Wie in Nietzsches „Zarathustra“ will Joumana Haddad einen neuen Menschentypus vorstellen: „Ich will nicht, dass Frauen zu Männern werden, sondern deren gleichberechtigte Partner. Das ist meine dichterische Aufgabe, mein Ziel.“ Hier geht es nicht nur um die Emanzipation der Frau wider die orientalischen Männerdespotien, wie sie in den 50er Jahren Laila Baalbaki in ihrem epochalen Roman „Ana Ahia“ forderte, sondern um die kompromisslose Gleichstellung auf allen Gebieten: sinnlich wie sozial. Worum es dabei geht, kennt sie aus eigener Erfahrung.

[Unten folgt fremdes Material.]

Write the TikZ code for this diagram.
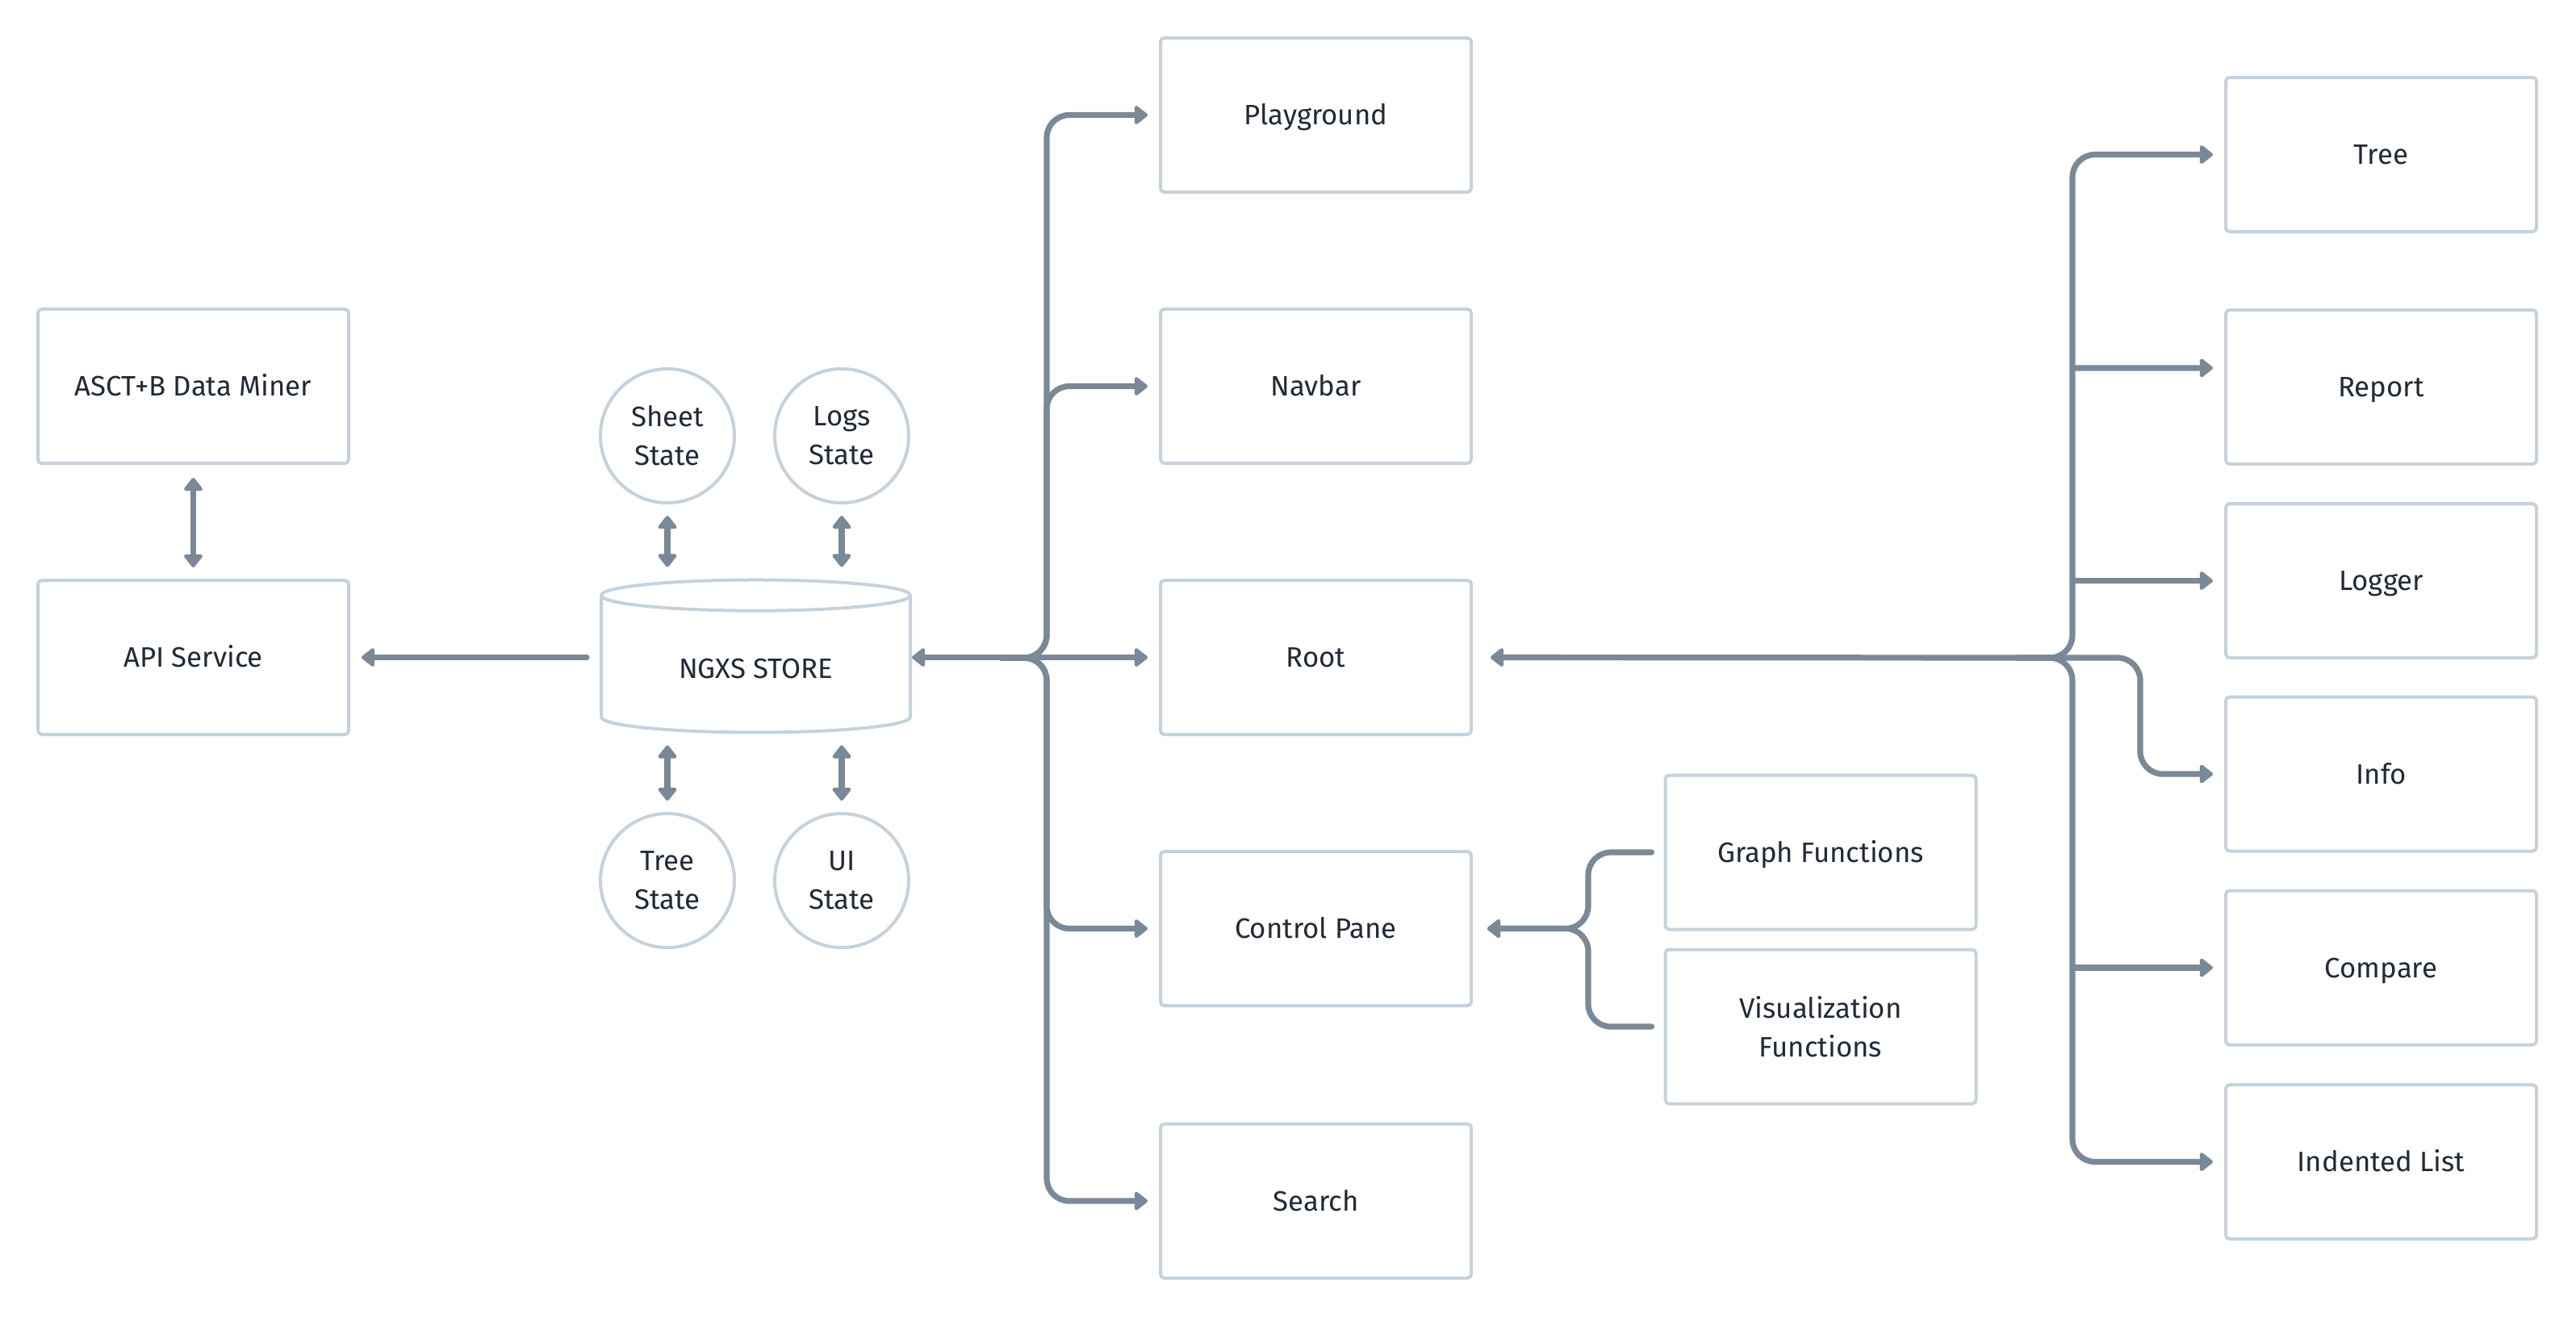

Beruflich ist die einmal geschiedene und neu verheiratete Joumana Haddad Feuilletonredakteurin der Zeitung „An-Nahar“. Sie ist Mutter von zwei Kindern und darf das Land ohne die schriftliche Genehmigung der Väter nicht verlassen. Jacques Naoum

Joumana Haddad: Liliths Wiederkehr. Aus dem Französischen von Heribert Becker. Verlag Hans Schiler, Berlin 2008. 90 Seiten, 12,80 €.